Der Stabsfeldwebel ist für die Betreuung der Truppe zuständig. „Es gibt natürlich Heimweh, da ist es wichtig, dass man zusammenhält und sich den Einsatz so angenehm wie möglich macht.“ Die Schlafunterkünfte sind eng. Im Schnitt teilen sich zwei bis drei Personen eine Stube. Als Ausgleich geht es für viele in das Fitnesscenter. Eine sehr begehrte Freizeitbeschäftigung. Thomas D. deutet auf die modernen Sportgeräte. „Die Ausstattung ist von beträchtlichem Wert. Ich kümmere mich darum.“

Im normalen Leben wohnt der Stabsfeldwebel mit Frau und vier Kindern in Rohrbach. „Ein Dorf mit sehr offenen Menschen. Und die Gegend ist super“, sagt der Familienvater. Stationiert ist er in Manching. „Meine Frau steht voll und ganz hinter mir. Das ist wichtig. Dabei ist der erste Einsatz immer der schwierigste“, gibt der 45-Jährige zu. Er ist viel herumgekommen. Dreimal Afghanistan, mehrere Jahre am Nato-Hauptquartier in Belgien, dazwischen immer mal wieder Deutschland. Die Türkei ist sein mittlerweile vierter Auslandseinsatz.

Die Industriemetropole Kahramanmaras wird im Rahmen der Nato-Luftverteidigung geschützt. Dabei kommt das Waffensystem Patriot erstmals durch die Bundeswehr zum Einsatz. Die Industriemetropole, nur 150 Kilometer von der syrischen Grenze entfernt, liegt in deren Reichweite. Die Hügelkette um die Stadt wirkt fast malerisch. Es ist friedlich hier. So scheint es zumindest. Das prächtige Bild der drittgrößten Moschee des Landes passt so gar nicht ins karge Landschaftsbild.

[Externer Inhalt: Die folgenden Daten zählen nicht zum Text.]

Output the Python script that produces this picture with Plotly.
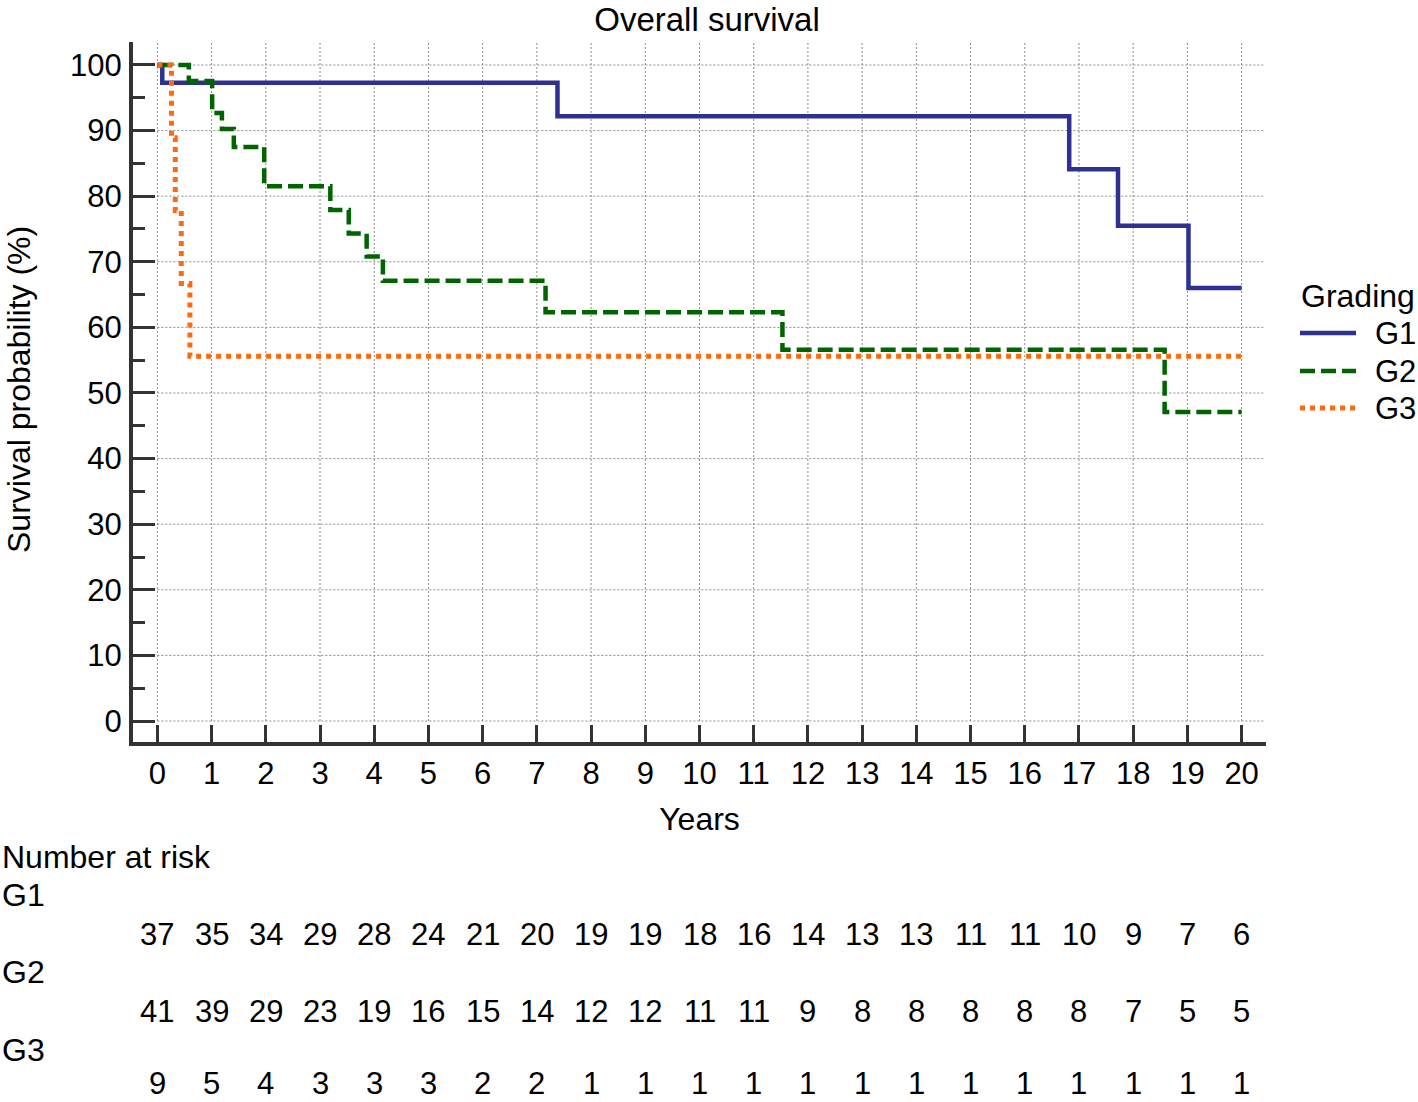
import plotly.graph_objects as go

# ---- data ----
g1_t = [0, 0.09, 7.38, 16.82, 17.72, 19.02, 20]
g1_s = [100, 97.3, 92.2, 84.1, 75.5, 66.0, 66.0]

g2_t = [0, 0.58, 1.01, 1.19, 1.41, 1.97, 3.19, 3.53, 3.86, 4.16, 7.16, 11.53, 18.58, 20]
g2_s = [100, 97.56, 92.68, 90.24, 87.5, 81.5, 77.9, 74.3, 70.8, 67.1, 62.3, 56.6, 47.1, 47.1]

g3_t = [0, 0.26, 0.33, 0.44, 0.60, 20]
g3_s = [100, 88.9, 77.8, 66.7, 55.6, 55.6]

years = list(range(0, 21))
yticks = list(range(0, 101, 10))
risk_g1 = [37, 35, 34, 29, 28, 24, 21, 20, 19, 19, 18, 16, 14, 13, 13, 11, 11, 10, 9, 7, 6]
risk_g2 = [41, 39, 29, 23, 19, 16, 15, 14, 12, 12, 11, 11, 9, 8, 8, 8, 8, 8, 7, 5, 5]
risk_g3 = [9, 5, 4, 3, 3, 3, 2, 2, 1, 1, 1, 1, 1, 1, 1, 1, 1, 1, 1, 1, 1]
groups = ["G1", "G2", "G3"]
colors = ["#2E3192", "#006400", "#FF6A10"]
dashes = ["solid", "15px,6px", "5px,5px"]
widths = [4.5, 4.5, 5]

FONT = "Liberation Sans, Arial, sans-serif"
FS = 31   # tick labels / numbers
FT = 32   # text labels

XMIN, XMAX = -0.45, 20.45
YMIN, YMAX = -3.2, 103.5

fig = go.Figure()
for t, s, g, c, d, w in zip([g1_t, g2_t, g3_t], [g1_s, g2_s, g3_s], groups, colors, dashes, widths):
    fig.add_trace(go.Scatter(x=t, y=s, mode="lines", line_shape="hv", name=g,
                             showlegend=False, line=dict(color=c, width=w, dash=d)))

# plot area: x 133..1266, y 42..742 in pixels
L, R, T, B = 133, 152, 42, 360
W, H = 1418, 1102
pw, ph = W - L - R, H - T - B

def py(p):
    return (H - B - p) / ph

def px(p):
    return (p - L) / pw

shapes = []
grid = dict(color="#8c8c8c", width=1, dash="2px,2px")
for xv in years:
    shapes.append(dict(type="line", xref="x", yref="y", x0=xv, x1=xv, y0=0, y1=YMAX,
                       line=grid, layer="below"))
for yv in yticks:
    shapes.append(dict(type="line", xref="x", yref="y", x0=0, x1=XMAX - 0.05, y0=yv, y1=yv,
                       line=grid, layer="below"))

ann = []
# y-axis title
ann.append(dict(text="Survival probability (%)", x=px(19), y=py(390), xref="paper", yref="paper",
                xanchor="center", yanchor="middle", textangle=-90, showarrow=False,
                font=dict(size=FT)))
ann.append(dict(text="Number at risk", x=px(0), y=py(857), xref="paper", yref="paper",
                xanchor="left", yanchor="middle", showarrow=False, font=dict(size=FT)))
rows = [(risk_g1, 895, 934), (risk_g2, 972, 1011), (risk_g3, 1050, 1083)]
for g, (vals, ly, ny) in zip(groups, rows):
    ann.append(dict(text=g, x=px(0), y=py(ly), xref="paper", yref="paper",
                    xanchor="left", yanchor="middle", showarrow=False, font=dict(size=FT)))
    for yr, v in zip(years, vals):
        ann.append(dict(text=str(v), x=yr, y=py(ny), xref="x", yref="paper",
                        xanchor="center", yanchor="middle", showarrow=False, font=dict(size=FS)))

# manual legend
ann.append(dict(text="Grading", x=px(1299), y=py(296), xref="paper", yref="paper",
                xanchor="left", yanchor="middle", showarrow=False, font=dict(size=FT)))
for g, c, d, w, ly in zip(groups, colors, dashes, widths, [333, 371, 408]):
    shapes.append(dict(type="line", xref="paper", yref="paper", x0=px(1300), x1=px(1356),
                       y0=py(ly), y1=py(ly), line=dict(color=c, width=w, dash=d)))
    ann.append(dict(text=g, x=px(1373), y=py(ly), xref="paper", yref="paper",
                    xanchor="left", yanchor="middle", showarrow=False, font=dict(size=FS)))

fig.update_layout(
    width=W, height=H,
    margin=dict(l=L, r=R, t=T, b=B, autoexpand=False),
    paper_bgcolor="white", plot_bgcolor="white",
    font=dict(family=FONT, size=FS, color="black"),
    title=dict(text="Overall survival", x=px(707), xref="paper", xanchor="center",
               y=1 - 19 / H, yanchor="middle", font=dict(size=33)),
    showlegend=False,
    annotations=ann,
    shapes=shapes,
)

fig.update_xaxes(
    range=[XMIN, XMAX], tickmode="array", tickvals=years, ticktext=[str(y) for y in years],
    showline=True, linecolor="#333333", linewidth=4, mirror=False, automargin=False,
    ticks="inside", ticklen=17, tickwidth=3, tickcolor="#333333", ticklabelstandoff=1,
    showgrid=False, zeroline=False, tickfont=dict(size=FS),
    title=dict(text="Years", standoff=18, font=dict(size=FT)),
)
fig.update_yaxes(
    range=[YMIN, YMAX], tickmode="array", tickvals=yticks,
    showline=True, linecolor="#333333", linewidth=4, mirror=False, automargin=False,
    ticks="inside", ticklen=22, tickwidth=3, tickcolor="#333333", ticklabelstandoff=1,
    minor=dict(ticks="inside", ticklen=12, tickwidth=3, tickcolor="#333333", dtick=5, tick0=0, showgrid=False),
    showgrid=False, zeroline=False, tickfont=dict(size=FS),
)

fig.write_html("out.html", config={"displayModeBar": False},
               post_script="document.body.style.margin='0';")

Fast ein halbes Jahr bleibt der Rohrbacher in der Türkei. Oft denkt er an die Familie zu Hause. An die Weihnachtsmärkte und besonders an die Leberkäs’-Semmeln, die er vermisst. Auch an den Festtagen muss er rund um die Uhr einsatzbereit sein. Gemeinsam mit dem Militärpfarrer plant er den Ablauf der Weihnachtsfeier. „An solchen Tagen ist das Heimweh am stärksten.“ An Heiligabend zusammenzusitzen sei für viele Kameraden das Wichtigste. Die schönste Belohnung ist für den gelernten Programmierer deshalb, wenn die Stimmung unter den Soldaten gut ist.

Zur Bundeswehr kam er eher zufällig. „Die meisten meiner Freunde waren dabei. Für mich war einfach klar, dass ich auch gehe.“ Der gebürtige Rheinländer verpflichtete sich zuerst für vier Jahre und wurde später Berufssoldat. Bereut hat er es nicht.

Draußen wartet schon der neue Seelsorger auf ihn. Die Planung der Weihnachtstage muss besprochen werden. Die Lautsprecher-Boxen funktionieren. Jetzt kann sich Thomas D. neuen Aufgaben widmen.